Your whole silhouette. 
It is that subtle. 
The other day when I flew here, I was wearing these shoes, and I hated the way they felt with my pants. It was driving me crazy all day. I don’t really obsess, and I looked like a bum, I was in a sweatshirt... but it was about the way the silhouette was working and the way it felt that was bothering me. I think shoes are really important that way. 
Do you approach a collection with a certain central idea or are you just picking up where you left off the last season? 
Both. Ideas from last season are what immediately come to the front as I start the new season, it’s what happens switching from one season to the next. It’s nice because maybe you have some concept you are working with in Spring but it will really change and develop into something new in Fall.
I think it is defiant to create something that isn’t changing at the same rhythm as the fashion industry. 
I guess that’s true. I think it’s important to work with your ideas and see them grow and change organically. That was the great thing about working with Victoria Bartlett—she works the same way. She does her own thing.

Helmut Lang Runway AW12

You have so many different textures. Sometimes in one shoe you will have a bunch of them, and also your construction often becomes quite textural. The materials themselves are also tactile and very earthy. 
To me that’s when things have character, for lack of a better word. You can look at a leather and see so much in it. I tend to be drawn to that stuff where you can really see the highs and lows in the leather and different colors in one. 

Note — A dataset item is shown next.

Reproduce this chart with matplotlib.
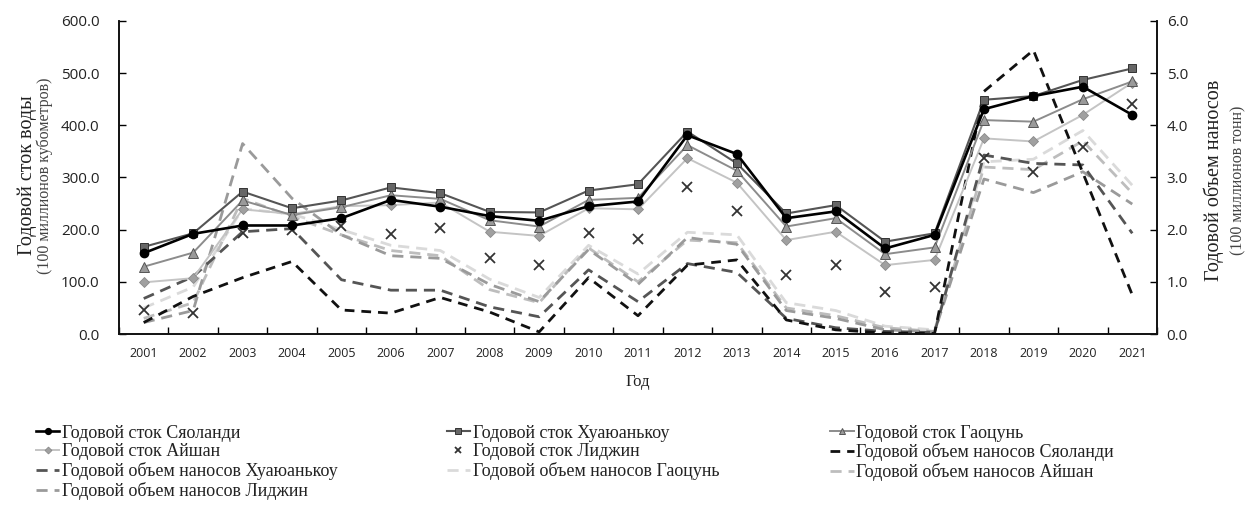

What do you feel LD Tuttle shoes do to a person’s outfit?
Make it worse? I hope that they work with different styles but have a life of their own at the same time.
I think that’s true. 
As a designer you obviously have this ego—otherwise you wouldn’t be designing at all.  You are trying to create something unique, your own special thing. At the same time I think another reason you are a designer is you see amazing people around you. Like “look at that girl, her style is incredible.” You would never want to change that, you just want to be a part of that.